The juvenile had gone “crazy,” Kelly said quoting the mother, and was in the Clark County Juvenile Detention Center at the time.
“Because it was a juvenile, it prompted us to more vigorously investigate,” Kelly said.
Evidence investigators said they collected during the raid of the Bethel Twp. business included about $30,000 in cash, at least $1,300 of suspected synthetic marijuana and other synthetic drugs, drug paraphernalia, computer equipment, a handgun and more.
While the Bethel Twp. raid was ongoing, a search warrant for Al Hmidat’s Montgomery County home was served by state investigators and members of the Regional Agencies Narcotics & Gun Enforcement Task Force.
DeWine has made eliminating synthetic drugs a priority, his office said, and sent a warning letter to retailers in November advising them of the risks of continuing to sell synthetic drugs.

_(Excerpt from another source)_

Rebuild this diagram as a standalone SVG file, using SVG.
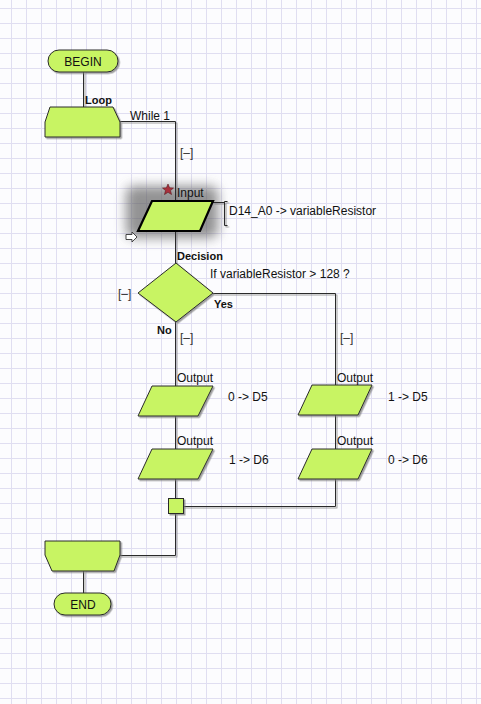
<svg xmlns="http://www.w3.org/2000/svg" width="481" height="704" viewBox="0 0 481 704">
<defs>
<pattern id="grid" patternUnits="userSpaceOnUse" x="11" y="8" width="15" height="15">
<path d="M0.5 0 V15 M0 0.5 H15" stroke="#e0def1" stroke-width="1" fill="none"/>
</pattern>
<filter id="sh" filterUnits="userSpaceOnUse" x="0" y="0" width="481" height="704">
<feDropShadow dx="1.5" dy="1.5" stdDeviation="0.7" flood-color="#777" flood-opacity="0.7"/>
</filter>
<filter id="halo" filterUnits="userSpaceOnUse" x="100" y="160" width="140" height="100">
<feGaussianBlur stdDeviation="6"/>
</filter>
<style>
.node{fill:#c8f464;stroke:#2a2a2a;stroke-width:1;filter:url(#sh)}
.sel{fill:#c8f464;stroke:#000;stroke-width:2.2}
.wire{fill:none;stroke:#2a2a2a;stroke-width:1;filter:url(#sh)}
.t{font-family:"Liberation Sans",Arial,sans-serif;font-size:12px;fill:#111}
.b{font-family:"Liberation Sans",Arial,sans-serif;font-size:11px;font-weight:bold;fill:#111}
.mid{text-anchor:middle}
.br{font-family:"Liberation Sans",Arial,sans-serif;font-size:12px;fill:#333}
</style>
</defs>
<rect width="481" height="704" fill="#fcfcfe"/>
<rect width="481" height="704" fill="url(#grid)"/>

<g id="input-selection">
<rect x="126" y="186" width="92" height="52" rx="8" fill="#5a5a5a" opacity="0.65" filter="url(#halo)"/>
</g>

<g id="connectors">
<path class="wire" d="M83.5 72 V107"/>
<path class="wire" d="M120 121.5 H175.5 V263"/>
<path class="wire" d="M213 293.5 H335.5 V385"/>
<path class="wire" d="M175.5 322 V386 M175.5 416 V449 M175.5 479 V498"/>
<path class="wire" d="M335.5 415 V449 M335.5 479 V506.5 H183"/>
<path class="wire" d="M175.5 513 V555.5 H120"/>
<path class="wire" d="M83.5 571 V593"/>
<path class="wire" d="M213 202.5 H224.5 M227.5 201.5 H224.5 V225.5 H227.5"/>
</g>

<g id="begin">
<rect class="node" x="48" y="50" width="70" height="22" rx="11"/>
<text class="t mid" x="83" y="66">BEGIN</text>
</g>

<g id="loop">
<polygon class="node" points="50,107 113,107 120,122 120,137 45,137 45,122"/>
<text class="b" x="85" y="104">Loop</text>
<text class="t" x="130" y="120">While 1</text>
<text class="br" x="180" y="157">[–]</text>
</g>

<g id="input">
<polygon class="sel" points="152,201 213,201 200,231 138,231"/>
<polygon points="168,184 169.6,187.8 173.5,188 170.5,190.6 171.5,194.5 168,192.3 164.5,194.5 165.5,190.6 162.5,188 166.4,187.8" fill="#a8303c" stroke="#5a1a20" stroke-width="0.6"/>
<polygon points="126,234.5 132,234.5 132,232 137,237 132,242 132,239.5 126,239.5" fill="#fff" stroke="#333" stroke-width="0.9"/>
<text class="t" x="177" y="197">Input</text>
<text class="t" x="229" y="215">D14_A0 -&gt; variableResistor</text>
</g>

<g id="decision">
<polygon class="node" points="176,263 213,293 176,322 138,293"/>
<text class="b" x="177" y="260">Decision</text>
<text class="t" x="210" y="278">If variableResistor &gt; 128 ?</text>
<text class="br" x="118" y="298">[–]</text>
<text class="b" x="214" y="308">Yes</text>
<text class="b" x="157" y="334">No</text>
<text class="br" x="180" y="342">[–]</text>
<text class="br" x="340" y="342">[–]</text>
</g>

<g id="output1">
<polygon class="node" points="152,386 213,386 198,416 138,416"/>
<text class="t" x="177" y="382">Output</text>
<text class="t" x="228" y="401">0 -&gt; D5</text>
</g>

<g id="output2">
<polygon class="node" points="152,449 213,449 198,479 138,479"/>
<text class="t" x="177" y="445">Output</text>
<text class="t" x="229" y="464">1 -&gt; D6</text>
</g>

<g id="output3">
<polygon class="node" points="312,385 372,385 358,415 298,415"/>
<text class="t" x="337" y="382">Output</text>
<text class="t" x="388" y="401">1 -&gt; D5</text>
</g>

<g id="output4">
<polygon class="node" points="312,449 372,449 358,479 298,479"/>
<text class="t" x="337" y="445">Output</text>
<text class="t" x="388" y="464">0 -&gt; D6</text>
</g>

<g id="junction">
<rect class="node" x="168.5" y="498.5" width="15" height="15"/>
</g>

<g id="loop-end">
<polygon class="node" points="45,541 120,541 120,555 114,571 52,571 45,555"/>
</g>

<g id="end">
<rect class="node" x="54" y="593" width="57" height="22" rx="11"/>
<text class="t mid" x="83" y="609">END</text>
</g>
</svg>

A state law that went into effect in December strengthened the ban on synthetic drugs.
“We gave business owners fair warning that if we found synthetic drugs in their stores that there would be consequences, and now we are following through with that promise,” DeWine said outside the Quality Food Market.
Three warrants in two similar, but unconnected, cases also were served Friday on two stores in Guernsey County.
The state also filed civil lawsuits against the three businesses, alleging they “engaged in unfair, deceptive and unconscionable acts by selling illegal drugs as legal products,” the office said in a news release.
Attorneys also filed nuisance abatements against the businesses, requesting that the stores be closed for one year.
“We need to do everything we can to protect our families, and that is why we decided to take this action one step further and file civil lawsuits against those involved,” DeWine said.